“It’s hard to go from living alone in East Asia to living in your parents’ attic,” says Godfrey.
After graduation, Godfrey felt what many students do, “[T]hat weird, gray area post-graduation, I guess pre-real-life.” He had worked at various office jobs and interned at the Beacon Hill Times as a photographer. When he started writing for Pulse Magazine, Godfrey says, “I started reading a lot of travel writing, so I wanted to make traveling a little more prominent in my life.”
Friend and fellow Suffolk graduate Larry Boire (’07) explored the idea of teaching abroad, which intrigued Godfrey as well, however, he didn’t think much would come of it. “He brought it up and I figured it would be one of those things that you would talk about that would never happen.”

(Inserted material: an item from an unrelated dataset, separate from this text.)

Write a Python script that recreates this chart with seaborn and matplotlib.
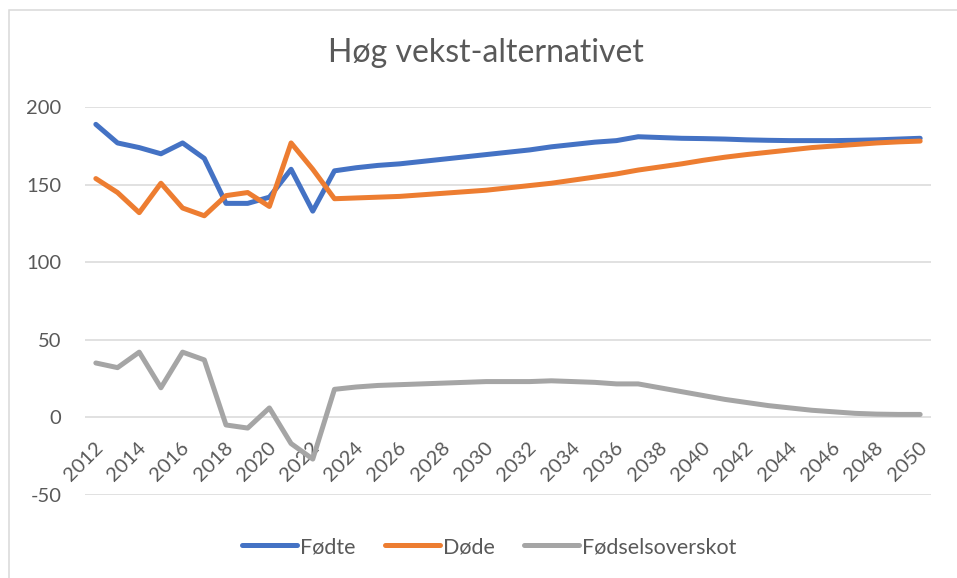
import numpy as np
import pandas as pd
import matplotlib
matplotlib.use("Agg")
import matplotlib.pyplot as plt
import matplotlib.transforms as mtransforms
from matplotlib.patches import Rectangle
import seaborn as sns

years = list(range(2012, 2051))
fodte = [189, 177, 174, 170, 177, 167, 138, 138, 142, 160, 133,
         159, 161, 162.5, 163.5, 165, 166.5, 168, 169.5, 171, 172.5,
         174.5, 176, 177.5, 178.5, 181, 180.5, 180, 179.8, 179.5, 179,
         178.7, 178.5, 178.5, 178.5, 178.7, 179, 179.5, 180]
dode = [154, 145, 132, 151, 135, 130, 143, 145, 136, 177, 160,
        141, 141.5, 142, 142.5, 143.5, 144.5, 145.5, 146.5, 148, 149.5,
        151, 153, 155, 157, 159.5, 161.5, 163.5, 165.8, 167.8, 169.5,
        171, 172.5, 174, 175, 176, 177, 177.7, 178.2]
overskot = [35, 32, 42, 19, 42, 37, -5, -7, 6, -17, -27,
            18, 19.5, 20.5, 21, 21.5, 22, 22.5, 23, 23, 23,
            23.5, 23, 22.5, 21.5, 21.5, 19, 16.5, 14, 11.5, 9.5,
            7.5, 6, 4.5, 3.5, 2.5, 2, 1.8, 1.8]
series_names = ["Fødte", "Døde", "Fødselsoverskot"]
colors = ["#4472C4", "#ED7D31", "#A5A5A5"]
title = "Høg vekst-alternativet"
y_ticks = [-50, 0, 50, 100, 150, 200]
x_ticks = years[::2]

df = pd.DataFrame({
    "year": years * 3,
    "value": fodte + dode + overskot,
    "serie": [series_names[0]] * len(years) + [series_names[1]] * len(years)
             + [series_names[2]] * len(years),
})

sns.set_theme(style="white")
plt.rcParams["font.family"] = ["Lato", "DejaVu Sans"]
plt.rcParams["axes.unicode_minus"] = False
text_col = "#595959"

fig = plt.figure(figsize=(9.57, 5.78), dpi=100)
ax = fig.add_axes([85 / 957, 83.3 / 578, 846 / 957, 387.4 / 578])

sns.lineplot(data=df, x="year", y="value", hue="serie",
             palette=dict(zip(series_names, colors)), linewidth=3.6,
             ax=ax, legend=False, sort=False,
             solid_capstyle="round", solid_joinstyle="round", zorder=3)

ax.set_xlim(years[0] - 0.5, years[-1] + 0.5)
ax.set_ylim(y_ticks[0], y_ticks[-1])
ax.set_yticks(y_ticks)
ax.set_xticks(x_ticks)
ax.set_xticklabels([str(y) for y in x_ticks])
ax.grid(axis="y", color="#D9D9D9", linewidth=1.1, zorder=0)
ax.grid(axis="x", visible=False)
for s in ax.spines.values():
    s.set_visible(False)
ax.spines["bottom"].set_position(("data", 0))
ax.set_xlabel("")
ax.set_ylabel("")

ax.tick_params(axis="y", length=0, pad=17, labelsize=14.5, labelcolor=text_col)
ax.tick_params(axis="x", length=0, pad=20, labelsize=14.5, labelcolor=text_col)
offset = mtransforms.ScaledTranslation(4 / 100, 0, fig.dpi_scale_trans)
for lab in ax.get_xticklabels():
    lab.set_rotation(45)
    lab.set_ha("right")
    lab.set_va("center")
    lab.set_rotation_mode("anchor")
    lab.set_transform(lab.get_transform() + offset)

fig.text(486 / 957, 1 - 53 / 578, title, ha="center", va="center",
         fontsize=23, color=text_col)

handles = [plt.Line2D([0], [0], color=c, lw=3.6, solid_capstyle="round")
           for c in colors]
leg = fig.legend(handles, series_names, loc="center",
                 bbox_to_anchor=(489 / 957, 1 - 547 / 578), ncol=3,
                 frameon=False, fontsize=15.5, handlelength=2.56,
                 handletextpad=0.14, columnspacing=1.35)
for t in leg.get_texts():
    t.set_color(text_col)

fig.patches.append(Rectangle((8.5 / 957, -0.1), 1.2, 1.1 - 9.5 / 578,
                             transform=fig.transFigure, fill=False,
                             edgecolor="#D9D9D9", linewidth=1.1))

fig.savefig("out.png", dpi=100, facecolor="white")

Boire left for South Korea and the two friends lost touch, but the idea of teaching abroad stuck in Godfrey’s mind. Godfrey later called his friend. “He raved about it so I sort of made the decision to do it. He set me up with his recruiter and I was out a couple months after that, to the first job that I had in a little city called Cheongju.”
Upon arriving in Seoul, Godfrey noticed major cultural changes; for example, US employers tend to frown upon mixing business with pleasure, but it seemed the opposite in Seoul.
“Even working at school, [in Korea] it’s common to go out with everybody and just drink and eat. Whereas in the US, I feel like it’s not very typical to go out and party with your boss; here it’s almost just part of work.” Godfrey explained that a typical office outing can lead to karaoke, called, Noribong. “You’re inevitably just pushed up to the front to sing.” He adds, “I avoid those places as often as I can.”
Godfrey has had his fair share of struggles with the language barrier, admitting he didn’t know one word of Korean prior to his arrival, but that’s part of the charm of being abroad, as is trying new cuisine.
“Recently, I was trying to order a pork dish because usually, almost every day, I end up getting kimchi soup. I believe (the waitress) was trying to tell me that they had no pork, but to me it just seemed like she was yelling at me. What came out were rice and about a million octopus tentacles,” recounts Godfrey, who doesn’t enjoy seafood. “That stuff happens. It happens pretty frequently. You just tell the story later.”
While at Suffolk, Godfrey was a frequent student in Senior Lecturer Ken Martin’s photography and photojournalism classes. He explains how Martin’s classes and his advisor, Associate Professor Shoshanna Madmoni-Gerber, had influenced his decision to teach abroad. Martin recalls the first signs of Godfrey’s travel bug, “I could tell in class that he had that certain light in his eyes.” Godfrey recalls a meeting with Madmoni-Gerber during which he told her, ‘travel’s more important.’ I always regretted not studying abroad during university. But her and Ken Martin, I guess all their stories sort of stuck with me.”
Godfrey decided it was his time to start making his own stories. He keeps a travel-blog ; and is an editor for the online magazine, The KamikazeMag, which he started with friends prior to living in Korean. The online publications are a great way for Godfrey to share his adventures and stay connected with friends and family at home, even though there are momentary feelings of homesickness.
After teaching for a year, he returned home but was compelled to travel to Seoul again. “People are interested to hear your stories for a time, but you can only make so many jokes about kimchi and what-not before people just… stop caring. You start missing the life that you had.”
When asked if he’ll commit to another year, Godfrey said, “I left Boston and I spent a long time comparing my city to Boston and wishing I was in Boston. And I did that also, when I came home from Korea. I think it’s important to stay somewhere until you’re really finished with it.”
Wherever Godfrey will be in a year, he certainly has a lifetime of stories to tell about his overseas adventures.